**Given records:**
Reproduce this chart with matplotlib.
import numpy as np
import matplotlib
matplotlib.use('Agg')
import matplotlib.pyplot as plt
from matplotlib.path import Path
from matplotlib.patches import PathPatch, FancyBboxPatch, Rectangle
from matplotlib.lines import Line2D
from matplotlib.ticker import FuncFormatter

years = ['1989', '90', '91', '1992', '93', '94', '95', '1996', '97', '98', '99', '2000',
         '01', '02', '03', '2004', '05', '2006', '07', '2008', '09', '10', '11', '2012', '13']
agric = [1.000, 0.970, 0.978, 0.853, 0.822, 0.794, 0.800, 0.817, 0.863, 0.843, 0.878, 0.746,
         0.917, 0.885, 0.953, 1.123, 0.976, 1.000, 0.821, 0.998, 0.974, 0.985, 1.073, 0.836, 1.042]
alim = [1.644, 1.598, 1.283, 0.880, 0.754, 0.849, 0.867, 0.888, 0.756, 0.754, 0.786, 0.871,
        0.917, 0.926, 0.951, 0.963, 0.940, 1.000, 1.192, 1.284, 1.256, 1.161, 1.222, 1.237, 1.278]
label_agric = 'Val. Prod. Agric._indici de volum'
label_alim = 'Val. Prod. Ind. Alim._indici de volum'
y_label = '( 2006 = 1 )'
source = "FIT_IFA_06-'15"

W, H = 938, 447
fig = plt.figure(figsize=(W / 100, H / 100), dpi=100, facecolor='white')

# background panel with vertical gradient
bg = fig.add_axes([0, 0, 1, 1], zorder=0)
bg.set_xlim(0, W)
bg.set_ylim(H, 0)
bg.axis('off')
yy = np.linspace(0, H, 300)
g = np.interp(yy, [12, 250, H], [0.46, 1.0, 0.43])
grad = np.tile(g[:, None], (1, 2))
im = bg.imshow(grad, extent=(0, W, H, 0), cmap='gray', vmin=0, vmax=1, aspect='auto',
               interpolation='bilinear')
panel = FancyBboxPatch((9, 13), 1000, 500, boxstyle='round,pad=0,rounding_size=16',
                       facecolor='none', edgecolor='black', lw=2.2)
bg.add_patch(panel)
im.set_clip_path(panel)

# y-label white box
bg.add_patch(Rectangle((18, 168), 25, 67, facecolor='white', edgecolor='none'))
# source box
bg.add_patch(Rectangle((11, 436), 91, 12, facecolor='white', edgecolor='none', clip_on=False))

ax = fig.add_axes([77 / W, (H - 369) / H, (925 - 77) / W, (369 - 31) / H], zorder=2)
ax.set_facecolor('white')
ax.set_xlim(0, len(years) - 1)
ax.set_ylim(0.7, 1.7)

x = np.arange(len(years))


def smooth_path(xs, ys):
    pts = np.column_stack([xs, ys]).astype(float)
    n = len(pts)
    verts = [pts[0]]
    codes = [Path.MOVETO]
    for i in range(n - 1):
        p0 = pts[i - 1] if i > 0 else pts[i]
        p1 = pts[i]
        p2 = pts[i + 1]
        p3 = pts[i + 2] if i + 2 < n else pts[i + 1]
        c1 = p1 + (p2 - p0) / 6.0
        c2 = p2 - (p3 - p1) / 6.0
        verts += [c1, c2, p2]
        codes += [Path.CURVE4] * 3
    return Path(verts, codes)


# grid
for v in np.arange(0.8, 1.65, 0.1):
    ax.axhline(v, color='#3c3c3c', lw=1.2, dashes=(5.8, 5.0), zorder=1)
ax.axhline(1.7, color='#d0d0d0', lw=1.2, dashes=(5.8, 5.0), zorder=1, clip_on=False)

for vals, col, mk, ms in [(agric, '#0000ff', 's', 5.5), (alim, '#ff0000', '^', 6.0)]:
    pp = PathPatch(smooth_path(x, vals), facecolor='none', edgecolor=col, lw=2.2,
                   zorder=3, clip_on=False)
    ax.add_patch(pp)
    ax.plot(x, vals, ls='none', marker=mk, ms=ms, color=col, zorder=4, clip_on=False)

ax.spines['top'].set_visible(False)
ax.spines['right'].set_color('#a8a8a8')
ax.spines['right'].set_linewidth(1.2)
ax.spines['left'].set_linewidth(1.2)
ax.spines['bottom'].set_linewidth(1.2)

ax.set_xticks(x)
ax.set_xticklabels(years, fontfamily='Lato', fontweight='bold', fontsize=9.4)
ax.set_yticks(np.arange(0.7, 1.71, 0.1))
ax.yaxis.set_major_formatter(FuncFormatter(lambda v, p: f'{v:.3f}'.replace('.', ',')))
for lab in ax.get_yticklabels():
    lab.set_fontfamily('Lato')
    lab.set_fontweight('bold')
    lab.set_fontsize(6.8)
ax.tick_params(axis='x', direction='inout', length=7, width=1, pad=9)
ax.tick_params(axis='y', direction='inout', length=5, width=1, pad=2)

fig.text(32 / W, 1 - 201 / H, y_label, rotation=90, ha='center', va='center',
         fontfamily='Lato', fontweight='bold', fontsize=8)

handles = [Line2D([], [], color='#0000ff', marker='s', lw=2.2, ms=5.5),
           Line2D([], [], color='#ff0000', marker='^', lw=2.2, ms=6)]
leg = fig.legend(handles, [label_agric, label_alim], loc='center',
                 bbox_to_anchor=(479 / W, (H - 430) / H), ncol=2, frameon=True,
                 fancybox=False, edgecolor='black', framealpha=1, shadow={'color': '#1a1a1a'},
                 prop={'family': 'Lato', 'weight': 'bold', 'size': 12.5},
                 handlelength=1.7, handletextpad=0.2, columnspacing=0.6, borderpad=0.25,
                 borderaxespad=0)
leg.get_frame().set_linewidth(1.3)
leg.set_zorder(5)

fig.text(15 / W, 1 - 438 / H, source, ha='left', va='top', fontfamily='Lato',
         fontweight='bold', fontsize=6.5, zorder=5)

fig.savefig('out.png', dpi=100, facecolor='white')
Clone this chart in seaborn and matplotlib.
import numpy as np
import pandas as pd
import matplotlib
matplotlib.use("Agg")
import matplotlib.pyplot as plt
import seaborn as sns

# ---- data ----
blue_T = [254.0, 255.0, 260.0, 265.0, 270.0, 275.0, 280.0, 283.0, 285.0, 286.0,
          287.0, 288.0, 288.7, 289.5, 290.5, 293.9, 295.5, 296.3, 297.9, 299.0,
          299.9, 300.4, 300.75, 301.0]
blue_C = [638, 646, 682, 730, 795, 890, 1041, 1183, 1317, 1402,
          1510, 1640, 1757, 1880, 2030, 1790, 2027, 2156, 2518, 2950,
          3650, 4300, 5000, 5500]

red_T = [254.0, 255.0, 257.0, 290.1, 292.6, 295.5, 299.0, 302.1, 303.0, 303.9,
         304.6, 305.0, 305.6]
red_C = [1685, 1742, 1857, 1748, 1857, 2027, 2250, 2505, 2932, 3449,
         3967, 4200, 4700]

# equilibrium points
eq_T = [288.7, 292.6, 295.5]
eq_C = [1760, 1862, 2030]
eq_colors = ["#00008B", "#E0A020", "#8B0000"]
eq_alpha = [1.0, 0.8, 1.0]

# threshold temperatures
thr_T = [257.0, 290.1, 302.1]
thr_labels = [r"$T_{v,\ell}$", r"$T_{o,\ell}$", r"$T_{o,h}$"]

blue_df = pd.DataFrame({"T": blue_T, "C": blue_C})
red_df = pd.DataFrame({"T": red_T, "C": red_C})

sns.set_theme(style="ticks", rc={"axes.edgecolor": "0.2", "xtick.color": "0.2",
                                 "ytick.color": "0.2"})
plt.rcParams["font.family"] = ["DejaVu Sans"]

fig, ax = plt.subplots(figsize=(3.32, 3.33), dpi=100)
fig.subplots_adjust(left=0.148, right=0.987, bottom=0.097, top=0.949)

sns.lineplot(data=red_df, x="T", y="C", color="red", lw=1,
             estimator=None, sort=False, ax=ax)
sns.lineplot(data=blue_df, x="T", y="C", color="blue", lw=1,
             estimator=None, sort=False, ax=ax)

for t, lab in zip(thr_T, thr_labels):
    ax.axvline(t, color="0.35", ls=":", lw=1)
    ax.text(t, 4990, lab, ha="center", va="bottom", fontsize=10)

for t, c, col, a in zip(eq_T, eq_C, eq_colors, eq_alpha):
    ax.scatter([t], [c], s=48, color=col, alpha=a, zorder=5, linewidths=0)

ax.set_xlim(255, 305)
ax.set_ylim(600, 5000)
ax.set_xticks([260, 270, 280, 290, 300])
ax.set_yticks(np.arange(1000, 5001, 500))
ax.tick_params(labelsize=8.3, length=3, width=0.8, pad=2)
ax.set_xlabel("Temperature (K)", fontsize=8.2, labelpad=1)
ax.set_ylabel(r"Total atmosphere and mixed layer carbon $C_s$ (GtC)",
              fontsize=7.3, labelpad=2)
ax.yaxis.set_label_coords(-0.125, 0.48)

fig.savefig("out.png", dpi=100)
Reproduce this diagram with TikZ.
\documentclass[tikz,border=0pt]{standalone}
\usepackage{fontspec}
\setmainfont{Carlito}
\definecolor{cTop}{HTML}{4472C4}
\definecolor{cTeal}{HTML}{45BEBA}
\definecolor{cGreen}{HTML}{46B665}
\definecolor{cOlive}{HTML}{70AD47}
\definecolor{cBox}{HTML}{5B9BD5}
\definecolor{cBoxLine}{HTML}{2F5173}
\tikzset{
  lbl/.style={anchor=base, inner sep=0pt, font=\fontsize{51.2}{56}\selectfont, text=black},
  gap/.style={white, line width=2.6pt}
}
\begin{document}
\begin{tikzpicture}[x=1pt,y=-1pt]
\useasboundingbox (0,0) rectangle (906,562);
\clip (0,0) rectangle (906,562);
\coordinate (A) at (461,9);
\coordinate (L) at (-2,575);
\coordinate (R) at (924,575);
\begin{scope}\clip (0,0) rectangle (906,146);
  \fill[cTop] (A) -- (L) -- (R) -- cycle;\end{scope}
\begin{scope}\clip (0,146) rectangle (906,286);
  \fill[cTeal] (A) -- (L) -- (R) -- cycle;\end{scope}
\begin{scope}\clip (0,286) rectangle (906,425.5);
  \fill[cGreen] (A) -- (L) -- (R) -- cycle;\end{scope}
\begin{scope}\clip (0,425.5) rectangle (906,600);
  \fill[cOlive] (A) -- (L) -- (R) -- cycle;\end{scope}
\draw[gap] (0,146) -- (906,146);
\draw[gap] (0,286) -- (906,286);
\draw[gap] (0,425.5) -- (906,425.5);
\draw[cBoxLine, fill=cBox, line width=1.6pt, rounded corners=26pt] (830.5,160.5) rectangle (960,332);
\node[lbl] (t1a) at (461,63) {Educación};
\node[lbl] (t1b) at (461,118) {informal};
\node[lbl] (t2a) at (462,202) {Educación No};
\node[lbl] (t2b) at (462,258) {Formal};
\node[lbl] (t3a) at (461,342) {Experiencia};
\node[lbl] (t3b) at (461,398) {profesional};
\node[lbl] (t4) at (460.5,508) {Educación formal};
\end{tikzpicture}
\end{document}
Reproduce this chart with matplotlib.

**Goal:**
Can you repeat, word for word, every line above from the one containing "Clone this chart in seaborn and matplotlib." down to the one containing "3650, 4300, 5000, 5500]", including both?

**Full answer:**
Clone this chart in seaborn and matplotlib.
import numpy as np
import pandas as pd
import matplotlib
matplotlib.use("Agg")
import matplotlib.pyplot as plt
import seaborn as sns

# ---- data ----
blue_T = [254.0, 255.0, 260.0, 265.0, 270.0, 275.0, 280.0, 283.0, 285.0, 286.0,
          287.0, 288.0, 288.7, 289.5, 290.5, 293.9, 295.5, 296.3, 297.9, 299.0,
          299.9, 300.4, 300.75, 301.0]
blue_C = [638, 646, 682, 730, 795, 890, 1041, 1183, 1317, 1402,
          1510, 1640, 1757, 1880, 2030, 1790, 2027, 2156, 2518, 2950,
          3650, 4300, 5000, 5500]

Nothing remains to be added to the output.